In Figure 2 of my last column, you can see a simple PDN impedance-profile approximation. I showed that the piece-wise-linear Bode plots of various PDN components can create peaking at some interim frequencies. In general, this kind of peaking occurs when complex impedances are connected in parallel, and at any given frequency one of them is capacitive (with negative phase) while another is inductive (with positive phase).

In this column, I will look at this peaking phenomenon in more detail. I need to talk about this because, unfortunately, even today, you can find articles, Web postings, books and some simple CAD tools giving the wrong answer to this problem.

To start, let's look at the impedance profile of a single bypass capacitor. Any real-life capacitor will have some series resistance and series inductance associated with the capacitor plates and terminals. If the parallel DC and AC leakage is neglected, which is usually an acceptable simplification for PDN applications, a series C-R-L equivalent circuit is produced, as shown on the left in Figure 1. To understand how to properly calculate the antiresonance between parallel-connected capacitors, a model with frequency-independent C, R and L is sufficient.
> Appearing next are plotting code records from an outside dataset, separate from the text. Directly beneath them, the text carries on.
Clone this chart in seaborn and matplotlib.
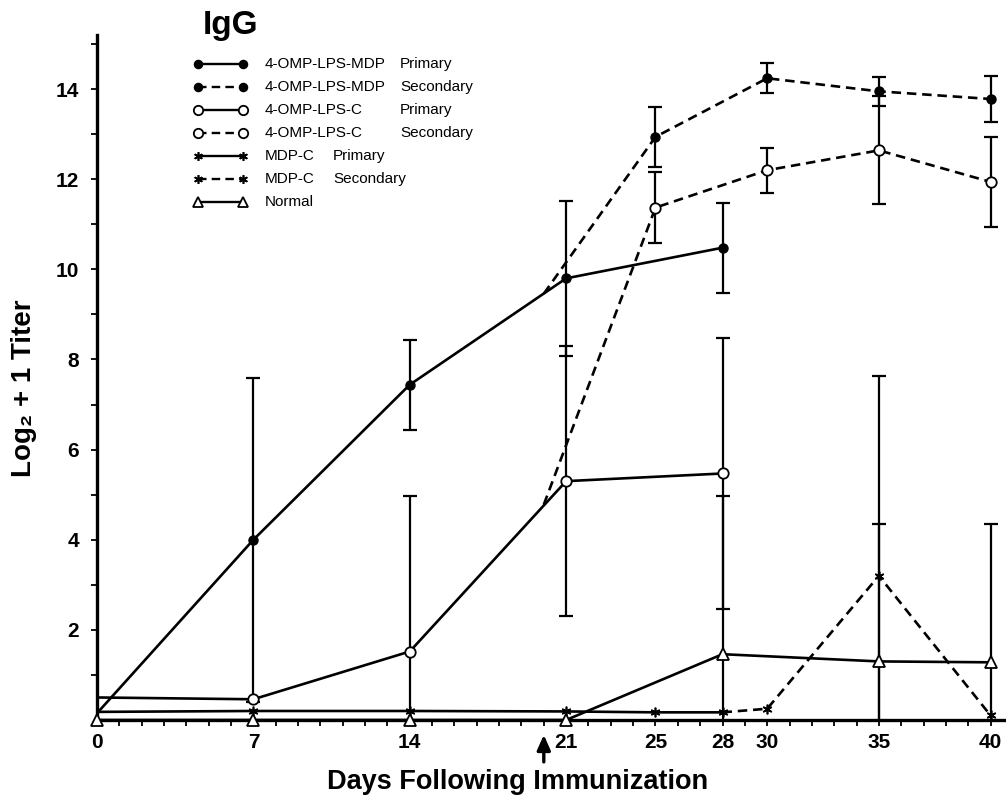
import numpy as np
import seaborn as sns
import matplotlib.pyplot as plt
from matplotlib.lines import Line2D

# x axis: days following immunization
tick_days = [0, 7, 14, 21, 25, 28, 30, 35, 40]
boost_day = 20

# 4-OMP-LPS-MDP primary
mdp_pri_days = [0, 7, 14, 21, 28]
mdp_pri_vals = [0.15, 4.0, 7.44, 9.8, 10.48]
mdp_pri_err = [0, 3.6, 1.0, 1.72, 1.0]

# 4-OMP-LPS-MDP secondary (starts from the boost on day 20)
mdp_sec_days = [20, 25, 30, 35, 40]
mdp_sec_vals = [9.46, 12.94, 14.24, 13.95, 13.78]
mdp_sec_err = [0, 0.66, 0.33, 0.32, 0.5]

# 4-OMP-LPS-C primary
lpc_pri_days = [0, 7, 14, 21, 28]
lpc_pri_vals = [0.5, 0.46, 1.52, 5.3, 5.47]
lpc_pri_err = [0, 0, 3.45, 3.0, 3.0]

# 4-OMP-LPS-C secondary
lpc_sec_days = [20, 25, 30, 35, 40]
lpc_sec_vals = [4.78, 11.37, 12.2, 12.64, 11.94]
lpc_sec_err = [0, 0.78, 0.5, 1.2, 1.0]

# MDP-C primary
mdc_pri_days = [0, 7, 14, 21, 25, 28]
mdc_pri_vals = [0.18, 0.2, 0.2, 0.19, 0.17, 0.17]
mdc_pri_err = [0, 0, 0, 0, 0, 0]

# MDP-C secondary
mdc_sec_days = [28, 30, 35, 40]
mdc_sec_vals = [0.17, 0.25, 3.2, 0.1]
mdc_sec_err = [0, 0, 4.44, 0]

# Normal
norm_days = [0, 7, 14, 21, 28, 35, 40]
norm_vals = [0, 0, 0, 0, 1.46, 1.3, 1.28]
norm_err = [0, 0, 0, 0, 3.5, 3.06, 3.07]

legend_names = ["4-OMP-LPS-MDP", "4-OMP-LPS-MDP", "4-OMP-LPS-C", "4-OMP-LPS-C",
                "MDP-C", "MDP-C", "Normal"]
legend_kind = ["Primary", "Secondary", "Primary", "Secondary", "Primary", "Secondary", ""]

sns.set_style('ticks')
plt.rcParams['font.family'] = ['Liberation Sans', 'DejaVu Sans']
plt.rcParams['text.color'] = 'k'
plt.rcParams['axes.labelcolor'] = 'k'
plt.rcParams['xtick.color'] = 'k'
plt.rcParams['ytick.color'] = 'k'

fig = plt.figure(figsize=(10.06, 7.95), dpi=100)
W, H = 1006, 795
ax = fig.add_axes([97 / W, (H - 720) / H, 907 / W, 685 / H])

DASH = (0, (3.6, 2.2))
STAR = (6, 2, 0)
styles = {
    'filled': dict(marker='o', ms=6.5, mfc='k', mec='k', mew=1.0),
    'open': dict(marker='o', ms=7.5, mfc='white', mec='k', mew=1.3),
    'star': dict(marker=STAR, ms=7, mfc='k', mec='k', mew=1.2),
    'tri': dict(marker='^', ms=8, mfc='white', mec='k', mew=1.3),
}

series = [
    (mdp_pri_days, mdp_pri_vals, mdp_pri_err, '-', 'filled', 1),
    (mdp_sec_days, mdp_sec_vals, mdp_sec_err, DASH, 'filled', 1),
    (lpc_pri_days, lpc_pri_vals, lpc_pri_err, '-', 'open', 1),
    (lpc_sec_days, lpc_sec_vals, lpc_sec_err, DASH, 'open', 1),
    (mdc_pri_days, mdc_pri_vals, mdc_pri_err, '-', 'star', 1),
    (mdc_sec_days, mdc_sec_vals, mdc_sec_err, DASH, 'star', 1),
    (norm_days, norm_vals, norm_err, '-', 'tri', 0),
]

for days, vals, err, ls, mk, first in series:
    days = np.array(days, dtype=float)
    vals = np.array(vals, dtype=float)
    err = np.array(err, dtype=float)
    sns.lineplot(x=days, y=vals, ax=ax, color='k', linewidth=1.9,
                 linestyle=ls, errorbar=None, sort=False, zorder=3)
    has = err > 0
    if has.any():
        ax.errorbar(days[has], vals[has], yerr=err[has], fmt='none', ecolor='k',
                    elinewidth=1.6, capsize=5, capthick=1.6, zorder=2)
    ax.plot(days[first:], vals[first:], linestyle='none', color='k',
            clip_on=False, zorder=4, **styles[mk])

ax.set_xlim(0, 40.6)
ax.set_ylim(0, 15.2)
ax.set_xticks(tick_days)
ax.set_xticks(np.arange(0, 41), minor=True)
ax.set_yticks(np.arange(2, 15, 2))
ax.set_yticks(np.arange(1, 16), minor=True)
ax.tick_params(which='both', direction='out', length=4, width=1.3, color='k')
ax.tick_params(axis='x', which='major', labelsize=15, pad=5)
ax.tick_params(axis='y', which='major', labelsize=15, pad=9)
for lab in ax.get_xticklabels() + ax.get_yticklabels():
    lab.set_fontweight('bold')

sns.despine(ax=ax)
for side in ['left', 'bottom']:
    ax.spines[side].set_linewidth(2.4)
    ax.spines[side].set_color('k')

ax.set_xlabel('Days Following Immunization', fontsize=19.5, fontweight='bold')
ax.xaxis.set_label_coords(0.464, -0.071)
ax.set_ylabel('Log₂ + 1 Titer', fontsize=20, fontweight='bold')
ax.yaxis.set_label_coords(-0.066, 0.485)

# boost arrow under the axis
ax.annotate('', xy=(boost_day, -0.33), xytext=(boost_day, -0.93),
            arrowprops=dict(arrowstyle='-|>,head_length=0.9,head_width=0.4',
                            color='k', lw=2.4, shrinkA=0, shrinkB=0),
            annotation_clip=False)

# title
fig.text(203 / W, 1 - 34 / H, 'IgG', fontsize=24, fontweight='bold', va='baseline')

# legend drawn by hand in figure pixels
legend_styles = [('-', 'filled'), (DASH, 'filled'), ('-', 'open'), (DASH, 'open'),
                 ('-', 'star'), (DASH, 'star'), ('-', 'tri')]
col2 = [400, 400, 400, 400, 333, 333, 0]
for i, (name, kind) in enumerate(zip(legend_names, legend_kind)):
    py = 64 + i * 23.0
    fy = 1 - py / H
    ls, mk = legend_styles[i]
    fig.add_artist(Line2D([198 / W, 243 / W], [fy, fy], color='k', lw=1.7,
                          linestyle=ls, transform=fig.transFigure))
    st = dict(styles[mk])
    st['ms'] = st['ms'] * 0.9
    fig.add_artist(Line2D([198 / W, 243 / W], [fy, fy], linestyle='none', color='k',
                          transform=fig.transFigure, **st))
    fig.text(265 / W, fy, name, fontsize=11, va='center')
    if kind:
        fig.text(col2[i] / W, fy, kind, fontsize=11, va='center')

fig.savefig('out.png', dpi=100)
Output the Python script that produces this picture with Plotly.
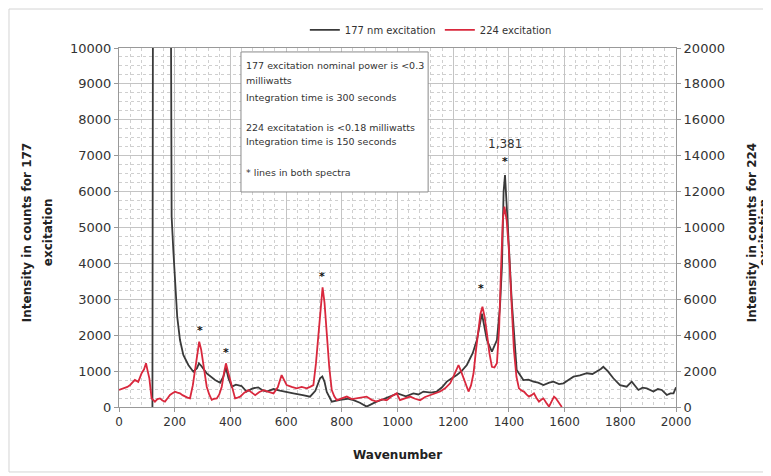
import plotly.graph_objects as go

# 177 nm excitation (left axis counts)
wn_177 = [120, 122, 186, 189, 195, 201, 209, 219, 231, 249, 267, 280, 287, 295, 315, 345, 363, 375, 384, 393,
          405, 420, 440, 458, 480, 500, 515, 530, 555, 578, 600, 626, 660, 686, 705, 722, 730, 738, 746, 764,
          794, 820, 842, 865, 889, 905, 925, 950, 973, 1000, 1030, 1057, 1075, 1093, 1120, 1141, 1160, 1177,
          1195, 1213, 1230, 1249, 1270, 1285, 1303, 1321, 1339, 1357, 1368, 1375, 1381, 1386, 1395, 1410,
          1428, 1452, 1470, 1488, 1505, 1524, 1545, 1560, 1580, 1596, 1615, 1632, 1655, 1680, 1700, 1716,
          1730, 1739, 1755, 1775, 1799, 1823, 1841, 1865, 1880, 1895, 1919, 1935, 1949, 1967, 1980, 1991, 2000]
int_177 = [0, 12000, 12000, 5300, 4370, 3450, 2515, 1866, 1450, 1170, 983, 1080, 1217, 1150, 938, 752, 677, 850,
           1100, 800, 566, 620, 585, 430, 520, 548, 470, 430, 500, 455, 430, 380, 330, 287, 450, 800, 850, 700,
           420, 148, 200, 230, 190, 120, 10, 80, 150, 220, 287, 380, 300, 380, 350, 430, 400, 430, 550, 707,
           800, 890, 1000, 1170, 1500, 1866, 2600, 1866, 1540, 1866, 2800, 3900, 6000, 6460, 5200, 2980,
           1030, 750, 760, 707, 680, 610, 680, 707, 640, 660, 760, 845, 880, 940, 920, 985, 1060, 1120, 1000,
           800, 610, 565, 707, 475, 540, 520, 430, 500, 475, 335, 380, 380, 550]

# 224 excitation (right axis counts)
wn_224 = [0, 10, 22, 30, 40, 50, 57, 69, 81, 90, 97, 103, 109, 117, 129, 138, 147, 156, 165, 175, 183, 192, 201,
          210, 219, 228, 237, 246, 255, 265, 273, 281, 288, 295, 303, 309, 315, 324, 333, 342, 351, 360, 369,
          377, 384, 391, 399, 408, 417, 426, 435, 450, 465, 477, 489, 504, 519, 537, 555, 570, 584, 593, 602,
          620, 638, 656, 674, 686, 698, 707, 716, 724, 731, 738, 746, 755, 764, 773, 782, 800, 818, 836, 854,
          872, 889, 907, 925, 943, 961, 979, 997, 1009, 1027, 1045, 1063, 1081, 1099, 1117, 1135, 1153, 1171,
          1189, 1204, 1219, 1228, 1237, 1246, 1255, 1264, 1273, 1282, 1291, 1298, 1305, 1313, 1321, 1330,
          1339, 1348, 1357, 1365, 1372, 1378, 1384, 1392, 1400, 1409, 1418, 1427, 1436, 1445, 1454, 1463,
          1472, 1481, 1490, 1499, 1508, 1516, 1524, 1534, 1544, 1553, 1562, 1568, 1574, 1582, 1590]
int_224 = [946, 1000, 1040, 1120, 1226, 1400, 1504, 1400, 1876, 2100, 2434, 2000, 1600, 484, 300, 440, 480, 360,
           300, 500, 668, 760, 854, 800, 760, 660, 580, 520, 484, 1200, 2060, 3000, 3640, 3200, 2434, 1800,
           1132, 700, 400, 460, 480, 700, 1132, 1900, 2434, 2000, 1504, 900, 480, 520, 574, 800, 940, 800,
           660, 840, 940, 840, 760, 1100, 1780, 1500, 1220, 1120, 1040, 1120, 1040, 1120, 1220, 2400, 4100,
           5800, 6660, 5800, 4100, 2200, 940, 600, 380, 500, 580, 440, 480, 540, 580, 400, 300, 420, 380, 600,
           760, 380, 480, 580, 460, 380, 560, 670, 760, 860, 1040, 1320, 1800, 2340, 2000, 1600, 1200, 860,
           1200, 1880, 3200, 4480, 5200, 5590, 5000, 4100, 3000, 2240, 2200, 2434, 4400, 7800, 10400, 11160,
           10400, 8740, 6000, 3180, 1700, 1040, 920, 860, 700, 580, 660, 760, 500, 300, 400, 480, 240, 20,
           300, 580, 500, 380, 160, 0]

# star markers (wavenumber, left-axis height)
star_x = [290, 385, 730, 1300, 1386]
star_y = [2145, 1560, 3650, 3315, 6880]

x_ticks = [0, 200, 400, 600, 800, 1000, 1200, 1400, 1600, 1800, 2000]
note_lines = ["177 excitation nominal power is <0.3", "milliwatts", "Integration time is 300 seconds",
              "224 excitatation is <0.18 milliwatts", "Integration time is 150 seconds",
              "* lines in both spectra"]
note_y = [9499, 9081, 8635, 7799, 7382, 6546]

FONT = "DejaVu Sans"
GRID = "#c4c4c4"
MINOR = "#cfcfcf"

fig = go.Figure()
fig.add_trace(go.Scatter(x=wn_177, y=int_177, mode="lines", name="177 nm excitation",
                         line=dict(color="#3a3a3a", width=1.8), yaxis="y"))
fig.add_trace(go.Scatter(x=wn_224, y=int_224, mode="lines", name="224 excitation",
                         line=dict(color="#d9283d", width=1.8), yaxis="y2"))

annotations = []
for sx, sy in zip(star_x, star_y):
    annotations.append(dict(x=sx, y=sy, xref="x", yref="y", text="<b>*</b>", showarrow=False,
                            font=dict(family=FONT, size=11, color="#111"), yshift=-1))
annotations.append(dict(x=1386, y=7330, xref="x", yref="y", text="1,381", showarrow=False,
                        font=dict(family=FONT, size=12, color="#333")))
for line, ly in zip(note_lines, note_y):
    annotations.append(dict(x=450, y=ly, xref="x", yref="y", text=line, showarrow=False,
                            xanchor="left", yanchor="middle", align="left",
                            font=dict(family=FONT, size=9.5, color="#333")))
# axis titles (each line placed separately)
for txt, px in [("Intensity in counts for 177", -0.1652), ("excitation", -0.1275)]:
    annotations.append(dict(x=px, y=0.487, xref="paper", yref="paper", textangle=-90, showarrow=False,
                            text="<b>" + txt + "</b>", font=dict(family=FONT, size=12, color="#222"),
                            xanchor="center", yanchor="middle"))
for txt, px in [("Intensity in counts for 224", 1.1364), ("excitation", 1.158)]:
    annotations.append(dict(x=px, y=0.487, xref="paper", yref="paper", textangle=-90, showarrow=False,
                            text="<b>" + txt + "</b>", font=dict(family=FONT, size=12, color="#222"),
                            xanchor="center", yanchor="middle"))
annotations.append(dict(x=0.5, y=-0.1337, xref="paper", yref="paper", showarrow=False,
                        text="<b>Wavenumber</b>", font=dict(family=FONT, size=12, color="#222"),
                        xanchor="center", yanchor="middle"))

shapes = [
    dict(type="rect", xref="x", yref="y", x0=438, x1=1110, y0=5990, y1=9890,
         fillcolor="white", line=dict(color="#8a8a8a", width=1), layer="above"),
    dict(type="rect", xref="paper", yref="paper", x0=-0.1975, x1=1.1598, y0=-0.181, y1=1.1086,
         fillcolor="rgba(0,0,0,0)", line=dict(color="#d4d4d4", width=1)),
]

fig.update_layout(
    width=771, height=476,
    margin=dict(l=111, r=103, t=40, b=77),
    paper_bgcolor="white", plot_bgcolor="white",
    font=dict(family=FONT, color="#333"),
    showlegend=True,
    legend=dict(orientation="h", xref="container", yref="container", x=0.385, xanchor="left",
                y=0.954, yanchor="middle", entrywidth=90, entrywidthmode="pixels",
                font=dict(family=FONT, size=10, color="#333"), tracegroupgap=0),
    xaxis=dict(range=[0, 2000], tickvals=x_ticks, ticks="outside", ticklen=4, tickcolor="#999",
               showgrid=True, gridcolor=GRID, gridwidth=1, automargin=False,
               minor=dict(dtick=40, showgrid=True, gridcolor=MINOR, griddash="dot"),
               showline=True, linecolor="#999", mirror=True, zeroline=False,
               tickfont=dict(family=FONT, size=12, color="#333")),
    yaxis=dict(range=[0, 10000], dtick=1000, tickformat="d", ticks="outside", ticklen=4, tickcolor="#999",
               showgrid=True, gridcolor=GRID, automargin=False,
               minor=dict(dtick=250, showgrid=True, gridcolor=MINOR, griddash="dot"),
               showline=True, linecolor="#999", zeroline=False,
               tickfont=dict(family=FONT, size=13, color="#333")),
    yaxis2=dict(range=[0, 20000], dtick=2000, tickformat="d", overlaying="y", side="right", ticks="outside",
                ticklen=4, automargin=False,
                tickcolor="#999", showgrid=False, showline=True, linecolor="#999", zeroline=False,
                tickfont=dict(family=FONT, size=13, color="#333")),
    annotations=annotations, shapes=shapes,
)

fig.write_html("out.html")
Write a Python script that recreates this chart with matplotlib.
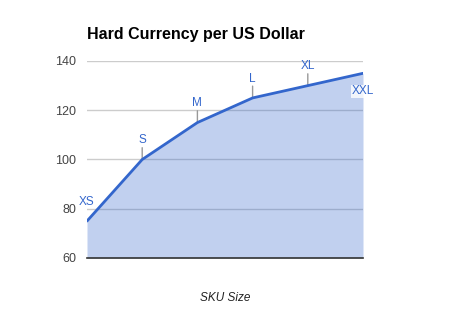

To emphasize the fact that the antiresonance has a lot to do with the complex nature of the impedances, we plot both the magnitude and the phase of the capacitor's impedance.

Figure 1: C-R-L equivalent circuit of a bypass capacitor (on the left) and impedance magnitude and phase of a capacitor with C = 100 uF, R = 0.003 Ohm, L = 2 nH (on the right).

This capacitor has a series resonance frequency (SRF) of 356 kHz. Below SRF the impedance is capacitive: the impedance magnitude slopes downward as frequency increases and the phase is negative. At SRF the capacitive and inductive reactances cancel, the phase is zero and the impedance magnitude equals R. Above SRF the impedance magnitude slopes upward as frequency increases and the phase is positive.

As a next step, we add a second (different) capacitor with C = 1uF R = 0.01 Ohm L = 1nH in parallel to the first one. Figure 2 shows the schematics and the impedances of the two capacitors separately and in parallel. To make sure the image is not overcrowded, here we show only the magnitudes of impedances.

Figure 2: Impedance magnitude of Capacitor 1 (100 uF 0.003 Ohm 2 nH) and Capacitor 2 (1 uF 0.015 Ohm 1 nH) and their parallel equivalent. The thin lines show the impedance magnitudes of the two individual capacitors; the heavy blue line is the impedance magnitude of their parallel equivalent.